Start Data listing

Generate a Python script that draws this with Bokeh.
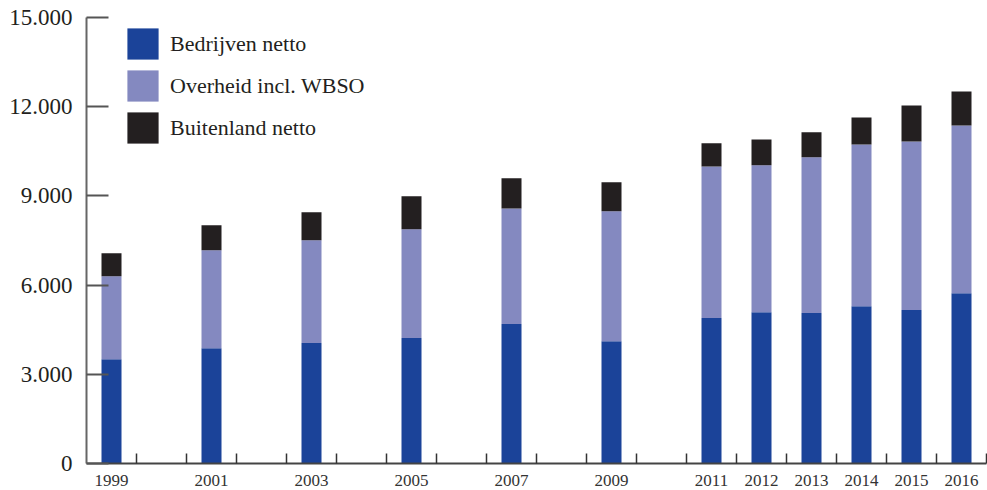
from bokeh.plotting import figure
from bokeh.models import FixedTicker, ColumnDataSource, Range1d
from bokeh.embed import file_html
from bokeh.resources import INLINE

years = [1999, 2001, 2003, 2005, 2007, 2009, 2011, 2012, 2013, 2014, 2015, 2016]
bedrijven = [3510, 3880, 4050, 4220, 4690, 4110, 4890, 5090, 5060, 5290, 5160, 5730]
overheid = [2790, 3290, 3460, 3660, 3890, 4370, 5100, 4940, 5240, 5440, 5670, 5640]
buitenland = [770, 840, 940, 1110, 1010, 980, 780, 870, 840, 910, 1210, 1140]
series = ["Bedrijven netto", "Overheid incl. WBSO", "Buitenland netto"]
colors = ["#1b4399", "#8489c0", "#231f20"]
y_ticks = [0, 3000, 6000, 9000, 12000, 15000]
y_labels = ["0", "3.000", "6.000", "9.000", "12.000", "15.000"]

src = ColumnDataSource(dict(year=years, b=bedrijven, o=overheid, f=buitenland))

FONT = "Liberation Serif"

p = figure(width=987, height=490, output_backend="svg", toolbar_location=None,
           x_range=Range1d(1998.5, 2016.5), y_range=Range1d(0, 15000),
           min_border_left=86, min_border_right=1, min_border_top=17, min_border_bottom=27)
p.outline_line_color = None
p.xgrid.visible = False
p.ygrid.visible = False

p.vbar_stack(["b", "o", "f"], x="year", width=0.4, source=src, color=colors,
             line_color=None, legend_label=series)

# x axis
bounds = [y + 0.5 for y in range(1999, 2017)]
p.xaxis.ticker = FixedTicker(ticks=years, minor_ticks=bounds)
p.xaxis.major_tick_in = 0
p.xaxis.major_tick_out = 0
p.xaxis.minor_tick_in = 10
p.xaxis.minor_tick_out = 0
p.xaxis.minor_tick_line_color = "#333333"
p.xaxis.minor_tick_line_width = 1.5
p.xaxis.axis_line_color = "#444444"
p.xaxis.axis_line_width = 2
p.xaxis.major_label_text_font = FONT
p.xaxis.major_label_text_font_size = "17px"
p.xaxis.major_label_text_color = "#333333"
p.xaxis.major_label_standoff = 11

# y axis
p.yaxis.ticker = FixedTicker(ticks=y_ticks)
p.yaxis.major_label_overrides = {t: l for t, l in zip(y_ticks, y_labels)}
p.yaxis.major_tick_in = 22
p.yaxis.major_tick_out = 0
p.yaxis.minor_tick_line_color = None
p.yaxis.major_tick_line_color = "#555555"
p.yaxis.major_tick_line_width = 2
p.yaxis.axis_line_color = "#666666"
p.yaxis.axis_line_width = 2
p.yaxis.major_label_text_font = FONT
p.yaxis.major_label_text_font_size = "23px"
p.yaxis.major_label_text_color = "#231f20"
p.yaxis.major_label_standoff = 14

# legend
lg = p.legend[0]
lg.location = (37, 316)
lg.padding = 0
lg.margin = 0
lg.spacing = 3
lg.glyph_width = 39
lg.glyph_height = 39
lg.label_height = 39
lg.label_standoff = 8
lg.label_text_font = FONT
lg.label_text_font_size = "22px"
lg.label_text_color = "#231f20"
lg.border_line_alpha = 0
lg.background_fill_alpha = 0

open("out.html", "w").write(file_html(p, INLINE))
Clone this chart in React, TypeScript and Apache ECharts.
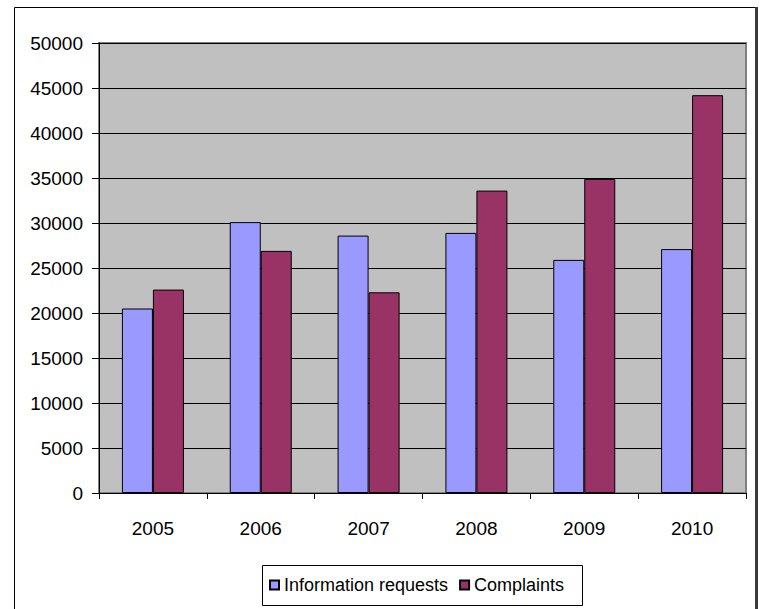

End Data listing

| Work to be completed |
Copy every entry word for word, but omit the pictures.

| Full answer |
Generate a Python script that draws this with Bokeh.
from bokeh.plotting import figure
from bokeh.models import FixedTicker, ColumnDataSource, Range1d
from bokeh.embed import file_html
from bokeh.resources import INLINE

years = [1999, 2001, 2003, 2005, 2007, 2009, 2011, 2012, 2013, 2014, 2015, 2016]
bedrijven = [3510, 3880, 4050, 4220, 4690, 4110, 4890, 5090, 5060, 5290, 5160, 5730]
overheid = [2790, 3290, 3460, 3660, 3890, 4370, 5100, 4940, 5240, 5440, 5670, 5640]
buitenland = [770, 840, 940, 1110, 1010, 980, 780, 870, 840, 910, 1210, 1140]
series = ["Bedrijven netto", "Overheid incl. WBSO", "Buitenland netto"]
colors = ["#1b4399", "#8489c0", "#231f20"]
y_ticks = [0, 3000, 6000, 9000, 12000, 15000]
y_labels = ["0", "3.000", "6.000", "9.000", "12.000", "15.000"]

src = ColumnDataSource(dict(year=years, b=bedrijven, o=overheid, f=buitenland))

FONT = "Liberation Serif"

p = figure(width=987, height=490, output_backend="svg", toolbar_location=None,
           x_range=Range1d(1998.5, 2016.5), y_range=Range1d(0, 15000),
           min_border_left=86, min_border_right=1, min_border_top=17, min_border_bottom=27)
p.outline_line_color = None
p.xgrid.visible = False
p.ygrid.visible = False

p.vbar_stack(["b", "o", "f"], x="year", width=0.4, source=src, color=colors,
             line_color=None, legend_label=series)

# x axis
bounds = [y + 0.5 for y in range(1999, 2017)]
p.xaxis.ticker = FixedTicker(ticks=years, minor_ticks=bounds)
p.xaxis.major_tick_in = 0
p.xaxis.major_tick_out = 0
p.xaxis.minor_tick_in = 10
p.xaxis.minor_tick_out = 0
p.xaxis.minor_tick_line_color = "#333333"
p.xaxis.minor_tick_line_width = 1.5
p.xaxis.axis_line_color = "#444444"
p.xaxis.axis_line_width = 2
p.xaxis.major_label_text_font = FONT
p.xaxis.major_label_text_font_size = "17px"
p.xaxis.major_label_text_color = "#333333"
p.xaxis.major_label_standoff = 11

# y axis
p.yaxis.ticker = FixedTicker(ticks=y_ticks)
p.yaxis.major_label_overrides = {t: l for t, l in zip(y_ticks, y_labels)}
p.yaxis.major_tick_in = 22
p.yaxis.major_tick_out = 0
p.yaxis.minor_tick_line_color = None
p.yaxis.major_tick_line_color = "#555555"
p.yaxis.major_tick_line_width = 2
p.yaxis.axis_line_color = "#666666"
p.yaxis.axis_line_width = 2
p.yaxis.major_label_text_font = FONT
p.yaxis.major_label_text_font_size = "23px"
p.yaxis.major_label_text_color = "#231f20"
p.yaxis.major_label_standoff = 14

# legend
lg = p.legend[0]
lg.location = (37, 316)
lg.padding = 0
lg.margin = 0
lg.spacing = 3
lg.glyph_width = 39
lg.glyph_height = 39
lg.label_height = 39
lg.label_standoff = 8
lg.label_text_font = FONT
lg.label_text_font_size = "22px"
lg.label_text_color = "#231f20"
lg.border_line_alpha = 0
lg.background_fill_alpha = 0

open("out.html", "w").write(file_html(p, INLINE))
Clone this chart in React, TypeScript and Apache ECharts.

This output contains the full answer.